- [Given information]

--- --- ---

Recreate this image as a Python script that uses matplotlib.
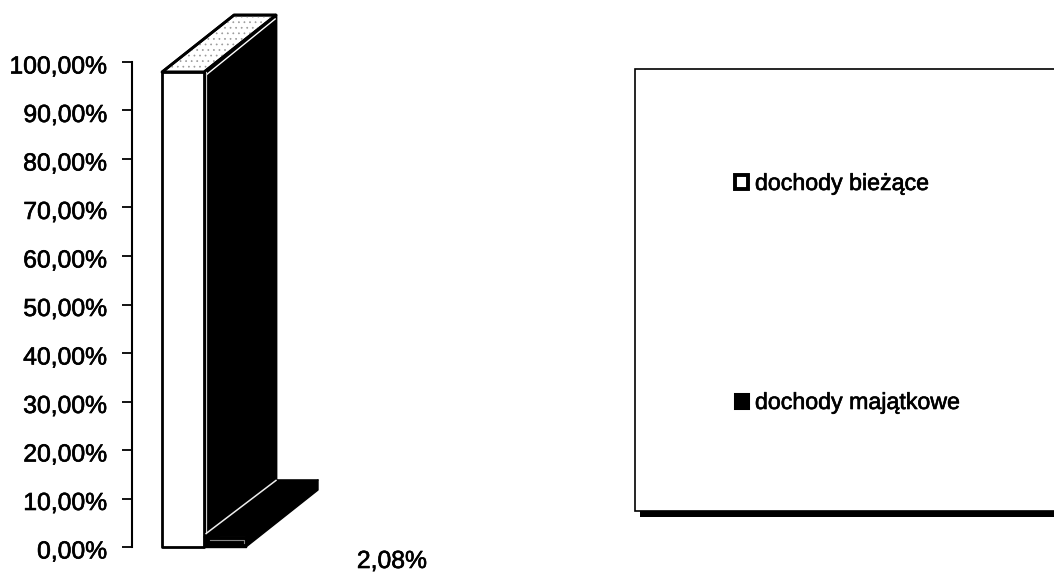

--- --- ---

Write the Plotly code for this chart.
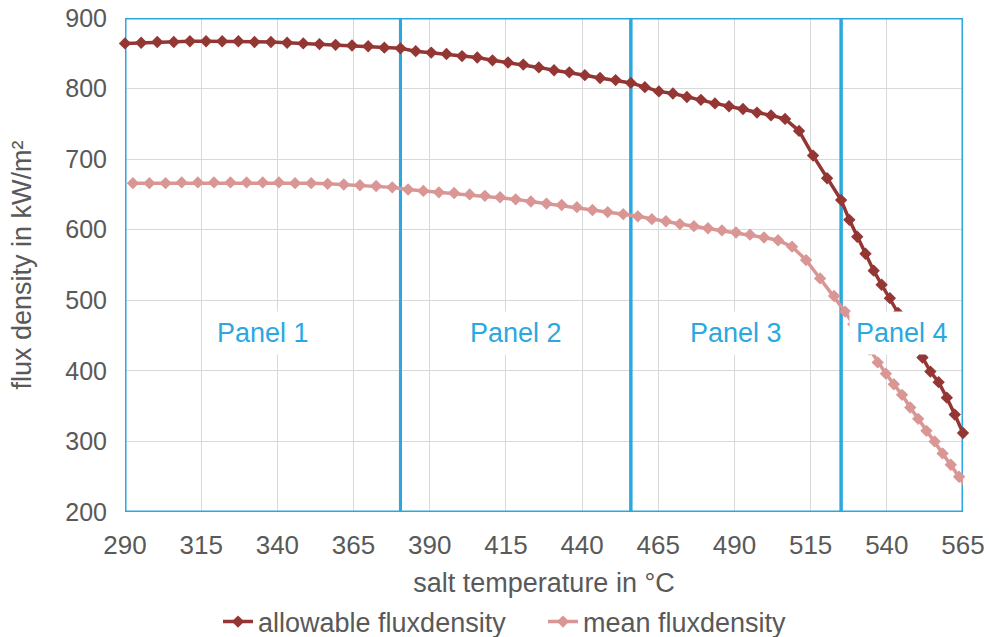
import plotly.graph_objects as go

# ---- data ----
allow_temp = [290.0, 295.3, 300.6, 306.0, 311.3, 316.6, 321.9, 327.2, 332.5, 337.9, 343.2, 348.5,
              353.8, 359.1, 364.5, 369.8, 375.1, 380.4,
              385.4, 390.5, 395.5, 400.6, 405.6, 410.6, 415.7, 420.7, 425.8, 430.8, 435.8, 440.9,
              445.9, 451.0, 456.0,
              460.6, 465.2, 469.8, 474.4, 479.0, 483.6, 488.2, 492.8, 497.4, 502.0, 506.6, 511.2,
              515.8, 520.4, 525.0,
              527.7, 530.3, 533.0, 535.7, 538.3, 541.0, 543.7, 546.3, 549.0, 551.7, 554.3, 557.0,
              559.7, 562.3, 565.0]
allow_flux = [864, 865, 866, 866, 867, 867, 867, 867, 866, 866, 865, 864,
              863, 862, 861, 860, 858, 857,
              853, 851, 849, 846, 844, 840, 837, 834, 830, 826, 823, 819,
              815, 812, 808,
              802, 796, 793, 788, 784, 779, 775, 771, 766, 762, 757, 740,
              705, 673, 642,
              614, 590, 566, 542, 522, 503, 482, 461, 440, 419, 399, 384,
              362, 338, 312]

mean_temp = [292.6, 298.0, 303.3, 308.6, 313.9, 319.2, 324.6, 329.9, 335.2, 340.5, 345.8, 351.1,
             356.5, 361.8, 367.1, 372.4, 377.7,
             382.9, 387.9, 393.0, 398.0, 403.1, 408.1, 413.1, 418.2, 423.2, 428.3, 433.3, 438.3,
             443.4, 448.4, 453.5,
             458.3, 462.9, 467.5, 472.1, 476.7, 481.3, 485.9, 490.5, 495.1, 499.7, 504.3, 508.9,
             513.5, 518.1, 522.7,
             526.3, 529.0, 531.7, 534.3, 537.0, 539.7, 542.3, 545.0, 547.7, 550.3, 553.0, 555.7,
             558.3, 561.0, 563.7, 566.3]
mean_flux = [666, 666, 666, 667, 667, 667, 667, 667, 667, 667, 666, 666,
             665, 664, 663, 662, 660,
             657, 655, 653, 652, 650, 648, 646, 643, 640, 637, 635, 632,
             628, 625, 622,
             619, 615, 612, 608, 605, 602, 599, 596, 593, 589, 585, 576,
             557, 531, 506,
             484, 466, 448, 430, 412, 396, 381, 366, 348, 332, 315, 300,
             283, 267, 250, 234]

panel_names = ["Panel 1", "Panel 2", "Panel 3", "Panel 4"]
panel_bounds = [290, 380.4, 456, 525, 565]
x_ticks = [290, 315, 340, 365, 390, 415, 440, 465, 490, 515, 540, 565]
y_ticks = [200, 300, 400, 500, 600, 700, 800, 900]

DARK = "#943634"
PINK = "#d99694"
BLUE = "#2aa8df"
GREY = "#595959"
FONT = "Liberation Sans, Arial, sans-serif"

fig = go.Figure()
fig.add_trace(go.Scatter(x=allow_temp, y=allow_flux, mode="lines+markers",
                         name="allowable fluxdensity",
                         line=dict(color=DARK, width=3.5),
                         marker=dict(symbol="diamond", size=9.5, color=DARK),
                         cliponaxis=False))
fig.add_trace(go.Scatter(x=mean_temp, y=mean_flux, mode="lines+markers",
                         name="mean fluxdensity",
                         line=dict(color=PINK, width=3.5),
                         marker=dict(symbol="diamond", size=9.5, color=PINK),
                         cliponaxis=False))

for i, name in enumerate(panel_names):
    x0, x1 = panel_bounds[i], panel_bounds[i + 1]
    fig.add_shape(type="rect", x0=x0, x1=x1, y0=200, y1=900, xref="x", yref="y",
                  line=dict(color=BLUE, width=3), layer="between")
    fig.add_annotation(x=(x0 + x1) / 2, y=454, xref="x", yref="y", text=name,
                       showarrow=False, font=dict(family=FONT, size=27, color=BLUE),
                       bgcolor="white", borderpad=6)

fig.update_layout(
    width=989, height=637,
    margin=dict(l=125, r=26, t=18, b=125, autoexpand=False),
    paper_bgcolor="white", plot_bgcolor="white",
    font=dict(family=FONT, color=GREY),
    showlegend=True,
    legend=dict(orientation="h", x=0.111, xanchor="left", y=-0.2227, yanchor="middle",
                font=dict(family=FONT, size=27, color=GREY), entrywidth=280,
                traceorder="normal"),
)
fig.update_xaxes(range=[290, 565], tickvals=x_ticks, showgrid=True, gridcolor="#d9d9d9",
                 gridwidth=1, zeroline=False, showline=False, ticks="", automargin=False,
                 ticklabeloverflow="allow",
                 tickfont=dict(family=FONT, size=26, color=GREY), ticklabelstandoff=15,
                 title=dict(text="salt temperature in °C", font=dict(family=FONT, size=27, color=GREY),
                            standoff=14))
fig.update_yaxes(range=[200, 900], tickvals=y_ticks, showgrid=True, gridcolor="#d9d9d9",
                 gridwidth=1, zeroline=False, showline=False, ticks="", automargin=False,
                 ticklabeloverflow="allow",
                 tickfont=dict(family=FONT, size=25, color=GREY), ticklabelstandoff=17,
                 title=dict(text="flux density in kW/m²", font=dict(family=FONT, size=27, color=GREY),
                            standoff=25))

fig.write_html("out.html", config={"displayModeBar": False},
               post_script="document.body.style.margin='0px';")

--- --- ---

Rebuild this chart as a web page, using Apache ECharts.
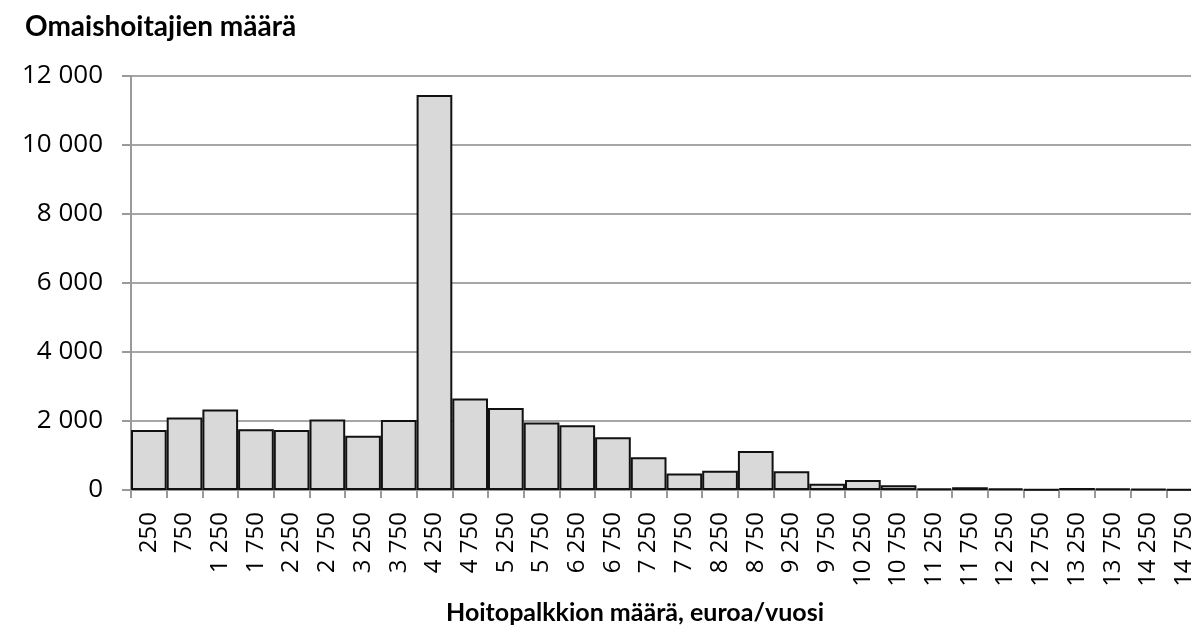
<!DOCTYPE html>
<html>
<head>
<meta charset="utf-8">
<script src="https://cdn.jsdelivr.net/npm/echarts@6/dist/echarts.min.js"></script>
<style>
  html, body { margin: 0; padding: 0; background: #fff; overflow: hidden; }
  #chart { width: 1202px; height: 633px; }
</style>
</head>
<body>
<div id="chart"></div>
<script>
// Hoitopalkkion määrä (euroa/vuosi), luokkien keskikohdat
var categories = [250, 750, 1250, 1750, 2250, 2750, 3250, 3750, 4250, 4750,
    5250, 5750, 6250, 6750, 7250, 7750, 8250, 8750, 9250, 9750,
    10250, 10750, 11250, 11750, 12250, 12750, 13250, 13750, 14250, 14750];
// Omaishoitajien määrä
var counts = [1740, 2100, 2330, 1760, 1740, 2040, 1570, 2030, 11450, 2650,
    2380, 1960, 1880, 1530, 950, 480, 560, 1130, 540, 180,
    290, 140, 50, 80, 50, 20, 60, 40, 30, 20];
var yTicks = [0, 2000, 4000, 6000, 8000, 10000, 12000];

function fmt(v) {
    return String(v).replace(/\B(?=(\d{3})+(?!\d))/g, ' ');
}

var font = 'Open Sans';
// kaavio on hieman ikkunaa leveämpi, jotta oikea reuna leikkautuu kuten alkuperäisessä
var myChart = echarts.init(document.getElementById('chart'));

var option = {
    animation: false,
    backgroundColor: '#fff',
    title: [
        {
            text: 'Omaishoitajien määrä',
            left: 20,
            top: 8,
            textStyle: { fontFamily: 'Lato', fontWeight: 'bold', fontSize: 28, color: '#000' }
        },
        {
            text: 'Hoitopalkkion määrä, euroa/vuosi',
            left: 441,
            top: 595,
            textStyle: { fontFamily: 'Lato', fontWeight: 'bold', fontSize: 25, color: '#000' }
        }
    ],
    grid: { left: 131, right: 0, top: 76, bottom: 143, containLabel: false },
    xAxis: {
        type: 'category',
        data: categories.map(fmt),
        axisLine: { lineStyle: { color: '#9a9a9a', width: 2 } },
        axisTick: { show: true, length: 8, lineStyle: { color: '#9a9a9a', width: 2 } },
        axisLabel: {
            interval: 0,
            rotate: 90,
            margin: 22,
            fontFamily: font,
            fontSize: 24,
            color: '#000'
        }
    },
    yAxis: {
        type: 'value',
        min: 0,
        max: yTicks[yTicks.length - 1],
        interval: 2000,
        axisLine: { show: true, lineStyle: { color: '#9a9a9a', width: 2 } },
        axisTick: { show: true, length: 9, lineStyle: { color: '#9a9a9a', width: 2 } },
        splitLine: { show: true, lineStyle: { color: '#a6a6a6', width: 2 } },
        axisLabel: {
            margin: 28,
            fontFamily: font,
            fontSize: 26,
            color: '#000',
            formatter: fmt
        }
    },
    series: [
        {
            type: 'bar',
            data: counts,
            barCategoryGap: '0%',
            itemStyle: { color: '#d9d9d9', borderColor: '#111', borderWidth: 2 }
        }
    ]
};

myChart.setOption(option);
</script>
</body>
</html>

--- --- ---

- [Instructions for the task] Output exactly the lines from the one containing "Write the Plotly code for this chart." through the one containing "import plotly.graph_objects as go", both included, and nothing else; leave out any pictures.

- [Response to this task]
Write the Plotly code for this chart.
import plotly.graph_objects as go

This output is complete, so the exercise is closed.